Example: You work as a screener, and you know that failure to spot a decoy will result in a 100% chance of you losing your job. You know that if you cheat, you may or may not get caught, because the person checking your work is no closer to perfection than you are. If you stand a 90% chance of losing your job by cheating, and a 100% chance of losing it by not cheating, which way will you choose?
As long as we are relying on catching 100% of the terrorists 100% of the time, instead of looking for more realistic solutions to the whole terrorism problem, we are going to continue ending up in situations like this one.
"...current data shows that even with the slimmest chance of evading detection (far less than 1%), suicide bombers make daily attempts to blow up civilian targets."
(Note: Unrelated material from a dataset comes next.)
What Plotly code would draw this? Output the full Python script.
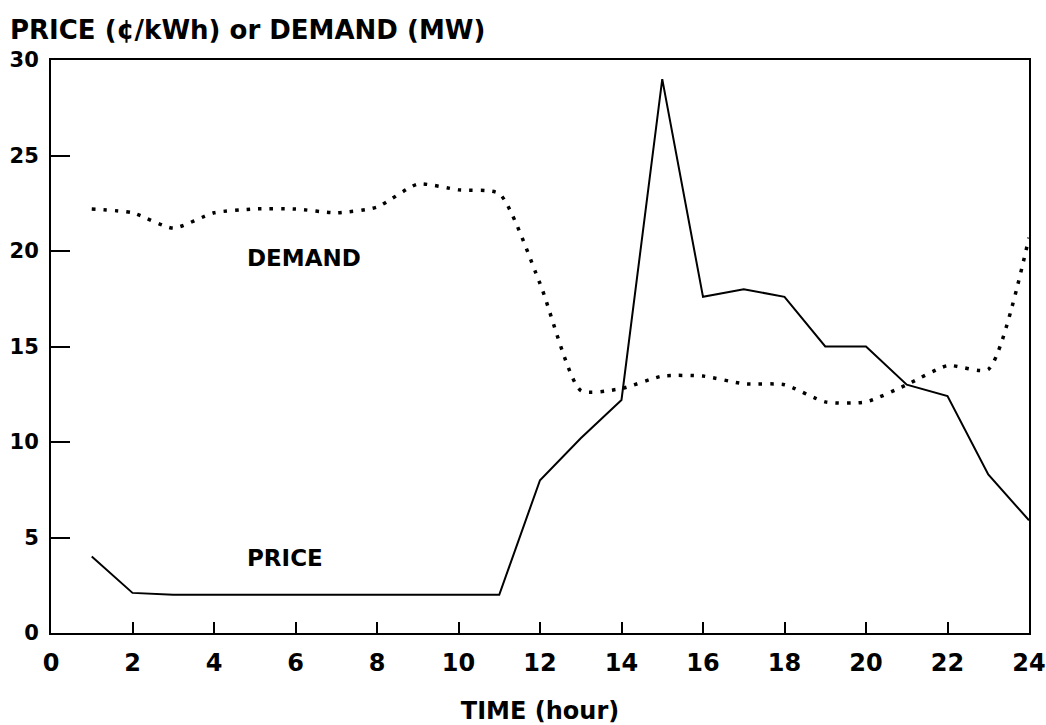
import plotly.graph_objects as go

hours = list(range(1, 25))
price = [4.0, 2.1, 2.0, 2.0, 2.0, 2.0, 2.0, 2.0, 2.0, 2.0, 2.0, 8.0,
         10.2, 12.2, 29.0, 17.6, 18.0, 17.6, 15.0, 15.0, 13.0, 12.4, 8.3, 5.9]
demand = [22.2, 22.0, 21.2, 22.0, 22.2, 22.2, 22.0, 22.3, 23.5, 23.2, 23.0, 18.3,
          12.7, 12.8, 13.45, 13.45, 13.05, 13.0, 12.1, 12.1, 13.0, 14.0, 13.8, 20.7]
x_ticks = list(range(0, 25, 2))
y_ticks = [0, 5, 10, 15, 20, 25, 30]

FONT = "DejaVu Sans"

fig = go.Figure()
fig.add_trace(go.Scatter(x=hours, y=demand, mode="lines",
                         line=dict(color="black", width=3.5, dash="3.5px,8px",
                                   shape="spline", smoothing=0.6),
                         showlegend=False))
fig.add_trace(go.Scatter(x=hours, y=price, mode="lines",
                         line=dict(color="black", width=2),
                         showlegend=False))

fig.add_annotation(x=6.2, y=19.65, text="<b>DEMAND</b>", showarrow=False,
                   font=dict(family=FONT, size=23, color="black"))
fig.add_annotation(x=5.75, y=3.95, text="<b>PRICE</b>", showarrow=False,
                   font=dict(family=FONT, size=23, color="black"))
fig.add_annotation(xref="paper", yref="paper", x=-0.044, y=1.0, yshift=30,
                   xanchor="left", yanchor="middle",
                   text="<b>PRICE (¢/kWh) or DEMAND (MW)</b>", showarrow=False,
                   font=dict(family=FONT, size=26, color="black"))

fig.update_layout(
    width=1046, height=725,
    margin=dict(l=51, r=17, t=60, b=92),
    paper_bgcolor="white", plot_bgcolor="white",
    font=dict(family=FONT, color="black"),
    xaxis=dict(range=[0, 24], tickvals=x_ticks, ticktext=[f"<b>{v}</b>" for v in x_ticks],
               ticks="inside", ticklen=11, tickwidth=2, tickcolor="black",
               showline=True, linewidth=2, linecolor="black", mirror=True,
               showgrid=False, zeroline=False, automargin=False,
               tickfont=dict(family=FONT, size=24, color="black"),
               ticklabelstandoff=7,
               title=dict(text="<b>TIME (hour)</b>", standoff=38,
                          font=dict(family=FONT, size=24, color="black"))),
    yaxis=dict(range=[0, 30], tickvals=y_ticks, ticktext=[f"<b>{v}</b>" for v in y_ticks],
               ticks="inside", ticklen=19, tickwidth=2, tickcolor="black",
               showline=True, linewidth=2, linecolor="black", mirror=True,
               showgrid=False, zeroline=False, automargin=False,
               tickfont=dict(family=FONT, size=21, color="black"),
               ticklabelstandoff=6),
)

fig.write_html("out.html", config={"displayModeBar": False},
               post_script="document.body.style.margin='0';document.body.style.overflow='hidden';")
I'm not throwing darts at you, but where might I obtain such data? I am genuinely interested.
There are many open sources of information on suicide bombers taking impossible missions, both historical and current. For example, Al-Ayyam (http://www.al-ayyam.com/znews/site/default.aspx) published a story on January 14, 2004 where the parents of Iyad al Masri "expressed outrage and demanded an investigation of the poor planning that left 'no chance of success' for their son to carry out a suicide bomber mission." In brief, while trying to avoid detection he exploded prematurely, killing only himself. According to the story, the bomber had no experience making his way out of the city during a curfew, "which made it impossible for him to reach his target" without being caught.
In terms of anti-explosive methods and success, I recommend reading through some of the latest laser spectroscopy data (http://www.itlasers.com/), which claims a near-perfect detection rate for trace of explosives several meters away.
Good point. It sounds similar to the prisoner's dilemma in game theory. However, rather than compare TSA staff to prisoners, we could reference an improvement plan such as the Shewart Cycle (Plan, Do, Check, Act). In other words, the theory is that if you apply a system of fixing issues and rewarding those who reduce risk, you actually create continuous improvement. The next step would be to factor in the costs of the improvements, as they seem to rise exponentially. Generally speaking, studies show that you get the most return for investment up to a 87% survivability rate...after that the risks must be high enough to justify a very costly program.
Do you know a place that i can go to recieve practice questions for the tsa screening test?
I take the test and failed i am suppose to take it again in 6 month. Is there anyway you can help me?
i have the same query as to where to get the study materials for the test.